Required work: Return the material word for word. Do not include pictures.

Data section:
____

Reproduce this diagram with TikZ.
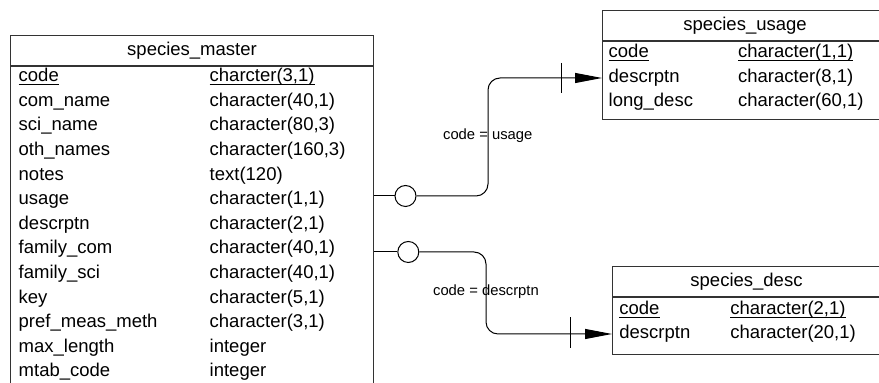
\documentclass[tikz,border=0pt]{standalone}
\usepackage{fontspec}
\setmainfont{Liberation Sans}
\usetikzlibrary{positioning, arrows.meta}
\tikzset{
tblhead/.style={draw=black!80, line width=0.5pt, anchor=north west, inner sep=0pt,
  minimum height=15pt, text height=6.8pt, text depth=2pt, font=\fontsize{9.25}{11}\selectfont},
tblbody/.style={draw=black!80, line width=0.5pt, inner sep=0pt},
fld/.style={anchor=base west, inner sep=0pt, font=\fontsize{9.25}{11}\selectfont},
link/.style={draw=black, line width=0.5pt},
ring/.style={circle, draw, fill=white, line width=0.5pt, minimum size=10.5pt, inner sep=0pt},
rel/.style={anchor=base west, inner sep=0pt, font=\fontsize{7.4}{9}\selectfont},
tip/.style={-{Triangle[length=13.5pt, width=5pt]}},
}
\newcommand{\pk}[1]{\setbox0=\hbox{#1}\rlap{\rule[-1.7pt]{\wd0}{0.65pt}}\box0}

\begin{document}
\begin{tikzpicture}[x=0.5pt, y=-0.5pt]
\useasboundingbox (0,0) rectangle (879,383);
\clip (0,0) rectangle (879,383);

% species_master
\node[tblhead, minimum width=181.5pt] (mhead) at (10,35) {species\_master};
\node[tblbody, below=0pt of mhead, minimum width=181.5pt, minimum height=182pt] (master) {};
\foreach \n/\t [count=\i] in {\pk{code}/\pk{charcter(3,1)}, com\_name/{character(40,1)},
    sci\_name/{character(80,3)}, oth\_names/{character(160,3)}, notes/{text(120)},
    usage/{character(1,1)}, descrptn/{character(2,1)}, family\_com/{character(40,1)},
    family\_sci/{character(40,1)}, key/{character(5,1)}, pref\_meas\_meth/{character(3,1)},
    max\_length/integer, mtab\_code/integer}
{
  \node[fld] (m\i) at (18.3,{81.7+24.6*(\i-1)}) {\n};
  \node[fld] (mt\i) at (209.3,{81.7+24.6*(\i-1)}) {\t};
}

% species_usage
\node[tblhead, minimum width=142.5pt] (uhead) at (602,10) {species\_usage};
\node[tblbody, below=0pt of uhead, minimum width=142.5pt, minimum height=39pt] (usage) {};
\foreach \n/\t [count=\i] in {\pk{code}/\pk{character(1,1)}, descrptn/{character(8,1)},
    long\_desc/{character(60,1)}}
{
  \node[fld] (u\i) at (608.3,{58+24.4*(\i-1)}) {\n};
  \node[fld] (ut\i) at (737.7,{58+24.4*(\i-1)}) {\t};
}

% species_desc
\node[tblhead, minimum width=134pt] (dhead) at (612,266) {species\_desc};
\node[tblbody, below=0pt of dhead, minimum width=134pt, minimum height=28.5pt] (desc) {};
\foreach \n/\t [count=\i] in {\pk{code}/\pk{character(2,1)}, descrptn/{character(20,1)}}
{
  \node[fld] (d\i) at (619,{314.5+24.2*(\i-1)}) {\n};
  \node[fld] (dt\i) at (730,{314.5+24.2*(\i-1)}) {\t};
}

% relationships
\node[ring] (c1) at (405.5,196) {};
\node[ring] (c2) at (408.3,252) {};
\coordinate (k1) at (488,78);
\coordinate (k2) at (486,334);
\coordinate (uin) at (usage.west |- k1);
\coordinate (din) at (desc.west |- k2);
\coordinate (t1) at (561.7,78);
\coordinate (t2) at (570,333);

\node[rel] (r1) at (442.7,139.3) {code = usage};
\node[rel] (r2) at (432.7,295.7) {code = descrptn};

\draw[link] (master.east |- c1) -- (c1);
\draw[link, tip, rounded corners=6pt] (c1) -| (k1) -- (uin);
\draw[link] ([yshift=7.5pt]t1) -- ([yshift=-7.5pt]t1);

\draw[link] (master.east |- c2) -- (c2);
\draw[link, tip, rounded corners=6pt] (c2) -| (k2) -- (din);
\draw[link] ([yshift=7.75pt]t2) -- ([yshift=-7.75pt]t2);
\end{tikzpicture}
\end{document}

____

Correct answer:
Reproduce this diagram with TikZ.
\documentclass[tikz,border=0pt]{standalone}
\usepackage{fontspec}
\setmainfont{Liberation Sans}
\usetikzlibrary{positioning, arrows.meta}
\tikzset{
tblhead/.style={draw=black!80, line width=0.5pt, anchor=north west, inner sep=0pt,
  minimum height=15pt, text height=6.8pt, text depth=2pt, font=\fontsize{9.25}{11}\selectfont},
tblbody/.style={draw=black!80, line width=0.5pt, inner sep=0pt},
fld/.style={anchor=base west, inner sep=0pt, font=\fontsize{9.25}{11}\selectfont},
link/.style={draw=black, line width=0.5pt},
ring/.style={circle, draw, fill=white, line width=0.5pt, minimum size=10.5pt, inner sep=0pt},
rel/.style={anchor=base west, inner sep=0pt, font=\fontsize{7.4}{9}\selectfont},
tip/.style={-{Triangle[length=13.5pt, width=5pt]}},
}
\newcommand{\pk}[1]{\setbox0=\hbox{#1}\rlap{\rule[-1.7pt]{\wd0}{0.65pt}}\box0}

\begin{document}
\begin{tikzpicture}[x=0.5pt, y=-0.5pt]
\useasboundingbox (0,0) rectangle (879,383);
\clip (0,0) rectangle (879,383);

% species_master
\node[tblhead, minimum width=181.5pt] (mhead) at (10,35) {species\_master};
\node[tblbody, below=0pt of mhead, minimum width=181.5pt, minimum height=182pt] (master) {};
\foreach \n/\t [count=\i] in {\pk{code}/\pk{charcter(3,1)}, com\_name/{character(40,1)},
    sci\_name/{character(80,3)}, oth\_names/{character(160,3)}, notes/{text(120)},
    usage/{character(1,1)}, descrptn/{character(2,1)}, family\_com/{character(40,1)},
    family\_sci/{character(40,1)}, key/{character(5,1)}, pref\_meas\_meth/{character(3,1)},
    max\_length/integer, mtab\_code/integer}
{
  \node[fld] (m\i) at (18.3,{81.7+24.6*(\i-1)}) {\n};
  \node[fld] (mt\i) at (209.3,{81.7+24.6*(\i-1)}) {\t};
}

% species_usage
\node[tblhead, minimum width=142.5pt] (uhead) at (602,10) {species\_usage};
\node[tblbody, below=0pt of uhead, minimum width=142.5pt, minimum height=39pt] (usage) {};
\foreach \n/\t [count=\i] in {\pk{code}/\pk{character(1,1)}, descrptn/{character(8,1)},
    long\_desc/{character(60,1)}}
{
  \node[fld] (u\i) at (608.3,{58+24.4*(\i-1)}) {\n};
  \node[fld] (ut\i) at (737.7,{58+24.4*(\i-1)}) {\t};
}

% species_desc
\node[tblhead, minimum width=134pt] (dhead) at (612,266) {species\_desc};
\node[tblbody, below=0pt of dhead, minimum width=134pt, minimum height=28.5pt] (desc) {};
\foreach \n/\t [count=\i] in {\pk{code}/\pk{character(2,1)}, descrptn/{character(20,1)}}
{
  \node[fld] (d\i) at (619,{314.5+24.2*(\i-1)}) {\n};
  \node[fld] (dt\i) at (730,{314.5+24.2*(\i-1)}) {\t};
}

% relationships
\node[ring] (c1) at (405.5,196) {};
\node[ring] (c2) at (408.3,252) {};
\coordinate (k1) at (488,78);
\coordinate (k2) at (486,334);
\coordinate (uin) at (usage.west |- k1);
\coordinate (din) at (desc.west |- k2);
\coordinate (t1) at (561.7,78);
\coordinate (t2) at (570,333);

\node[rel] (r1) at (442.7,139.3) {code = usage};
\node[rel] (r2) at (432.7,295.7) {code = descrptn};

\draw[link] (master.east |- c1) -- (c1);
\draw[link, tip, rounded corners=6pt] (c1) -| (k1) -- (uin);
\draw[link] ([yshift=7.5pt]t1) -- ([yshift=-7.5pt]t1);

\draw[link] (master.east |- c2) -- (c2);
\draw[link, tip, rounded corners=6pt] (c2) -| (k2) -- (din);
\draw[link] ([yshift=7.75pt]t2) -- ([yshift=-7.75pt]t2);
\end{tikzpicture}
\end{document}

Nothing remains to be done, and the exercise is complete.